I seek sacred space. I need sanctuary. I crave community. There was a time I believed I could find all those things in church. It's been a long time since I've tried, and I'm not sure why.
I picked up a book a few weeks ago called Lessons in Belonging from a Church-Going Commitment Phobe for my Amazon Kindle. I've been reading books like this lately trying to figure out what it is that's keeping me from going back. Searching for Sunday: Loving, Leaving, and Finding the Church and Post-Traumatic Church Syndrome: A Memoir of Humor and Healing are helping me not by giving me the answers I'm looking for, but by reminding me that I'm not alone with my questions. Rachel Held Evans and Reba Riley are millennials by age, but I find I have more in common with them than I would expect as I'm almost 50.
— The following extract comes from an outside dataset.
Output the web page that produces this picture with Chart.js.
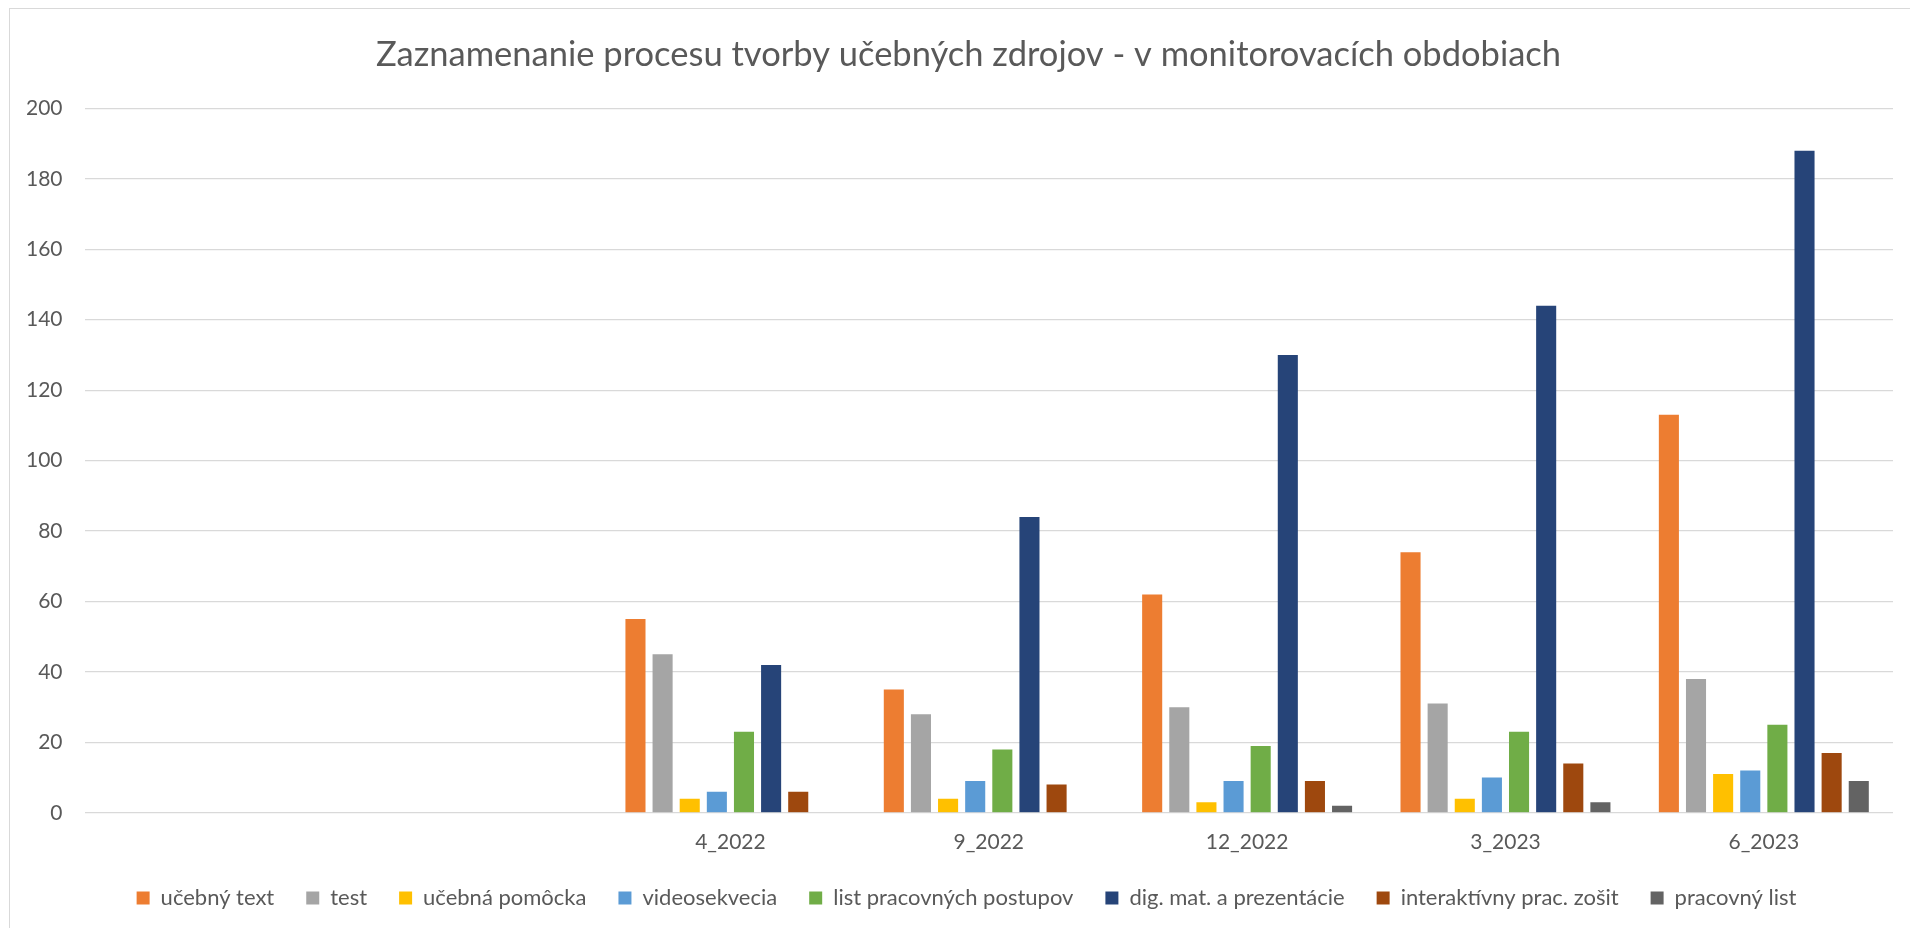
<!DOCTYPE html>
<html>
<head>
    <title>Zaznamenanie procesu tvorby učebných zdrojov</title>
    <meta charset="utf-8">
    <script src="https://cdn.jsdelivr.net/npm/chart.js"></script>
    <style>
    html, body {
        margin: 0;
        padding: 0;
        background: #ffffff;
    }
    .frame {
        position: absolute;
        left: 9px;
        top: 8px;
        width: 1920px;
        height: 940px;
        border-left: 1px solid #d9d9d9;
        border-top: 1px solid #d9d9d9;
    }
    .wrap {
        position: absolute;
        left: 0;
        top: 0;
        width: 1910px;
        height: 928px;
    }
    </style>
</head>
<body>
<div class="frame"></div>
<div class="wrap">
    <canvas id="barChart"></canvas>
</div>

<script>
    // two empty periods at the start, as in the source sheet
    const periods = ['', '', '4_2022', '9_2022', '12_2022', '3_2023', '6_2023'];

    const ucebnyText      = [null, null, 55, 35, 62, 74, 113];
    const test            = [null, null, 45, 28, 30, 31, 38];
    const ucebnaPomocka   = [null, null, 4, 4, 3, 4, 11];
    const videosekvencia  = [null, null, 6, 9, 9, 10, 12];
    const listPostupov    = [null, null, 23, 18, 19, 23, 25];
    const digMat          = [null, null, 42, 84, 130, 144, 188];
    const interaktivny    = [null, null, 6, 8, 9, 14, 17];
    const pracovnyList    = [null, null, 0, 0, 2, 3, 9];

    const yTicks = [0, 20, 40, 60, 80, 100, 120, 140, 160, 180, 200];

    const textColor = '#595959';
    const fontFamily = 'Lato, "Liberation Sans", sans-serif';

    const data = {
        labels: periods,
        datasets: [
            { label: 'učebný text', data: ucebnyText, backgroundColor: '#ED7D31' },
            { label: 'test', data: test, backgroundColor: '#A5A5A5' },
            { label: 'učebná pomôcka', data: ucebnaPomocka, backgroundColor: '#FFC000' },
            { label: 'videosekvecia', data: videosekvencia, backgroundColor: '#5B9BD5' },
            { label: 'list pracovných postupov', data: listPostupov, backgroundColor: '#70AD47' },
            { label: 'dig. mat. a prezentácie', data: digMat, backgroundColor: '#264478' },
            { label: 'interaktívny prac. zošit', data: interaktivny, backgroundColor: '#9E480E' },
            { label: 'pracovný list', data: pracovnyList, backgroundColor: '#636363' },
        ]
    };

    data.datasets.forEach(ds => {
        ds.categoryPercentage = 0.84;
        ds.barPercentage = 0.74;
        ds.borderWidth = 0;
    });

    // title and legend sit a bit right of the canvas centre in the original
    const nudgeBoxes = {
        id: 'nudgeBoxes',
        afterLayout(chart) {
            if (chart.titleBlock) {
                chart.titleBlock.left += 20;
                chart.titleBlock.right += 20;
            }
            if (chart.legend) {
                chart.legend.left += 18;
                chart.legend.right += 18;
            }
        }
    };

    const options = {
        responsive: true,
        maintainAspectRatio: false,
        animation: false,
        layout: {
            padding: { left: 4, right: 17, top: 10, bottom: 9 }
        },
        plugins: {
            title: {
                display: true,
                text: 'Zaznamenanie procesu tvorby učebných zdrojov - v monitorovacích obdobiach',
                color: textColor,
                font: { family: fontFamily, size: 34.5, weight: 'normal' },
                padding: { top: 24, bottom: 33 }
            },
            legend: {
                position: 'bottom',
                labels: {
                    color: textColor,
                    font: { family: fontFamily, size: 22 },
                    boxWidth: 13,
                    boxHeight: 13,
                    padding: 32
                }
            },
            tooltip: { enabled: false }
        },
        scales: {
            x: {
                grid: { display: false, drawTicks: false },
                border: { display: false },
                ticks: {
                    color: textColor,
                    font: { family: fontFamily, size: 21 },
                    padding: 17,
                    maxRotation: 0
                },
                // padding is counted twice by default, keep it once
                afterFit: axis => {
                    axis.height -= 17;
                }
            },
            y: {
                min: 0,
                max: 200,
                afterBuildTicks: axis => {
                    axis.ticks = yTicks.map(v => ({ value: v }));
                },
                grid: { color: '#d9d9d9', lineWidth: 1.3, drawTicks: false },
                border: { display: false },
                ticks: {
                    color: textColor,
                    font: { family: fontFamily, size: 21 },
                    padding: 22
                }
            }
        }
    };

    new Chart(document.getElementById('barChart').getContext('2d'), {
        type: 'bar',
        data: data,
        options: options,
        plugins: [nudgeBoxes]
    });
</script>
</body>
</html>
I might be at home this Sunday morning and maybe many Sundays to come, but I'm still searching for Sunday. I think I'll spend tomorrow (I'm writing on Saturday night) reading Lessons in Belonging from a Church-Going Commitment Phobe.
I'm longing to belong. I don't know how. I've never known how. I don't know if my issues are with God or the Church or church with a small c. All I know is that I still believe, and I need to belong. I feel like I do belong with Rachel, Reba, and Erin. I wish they would stop by and visit sometime.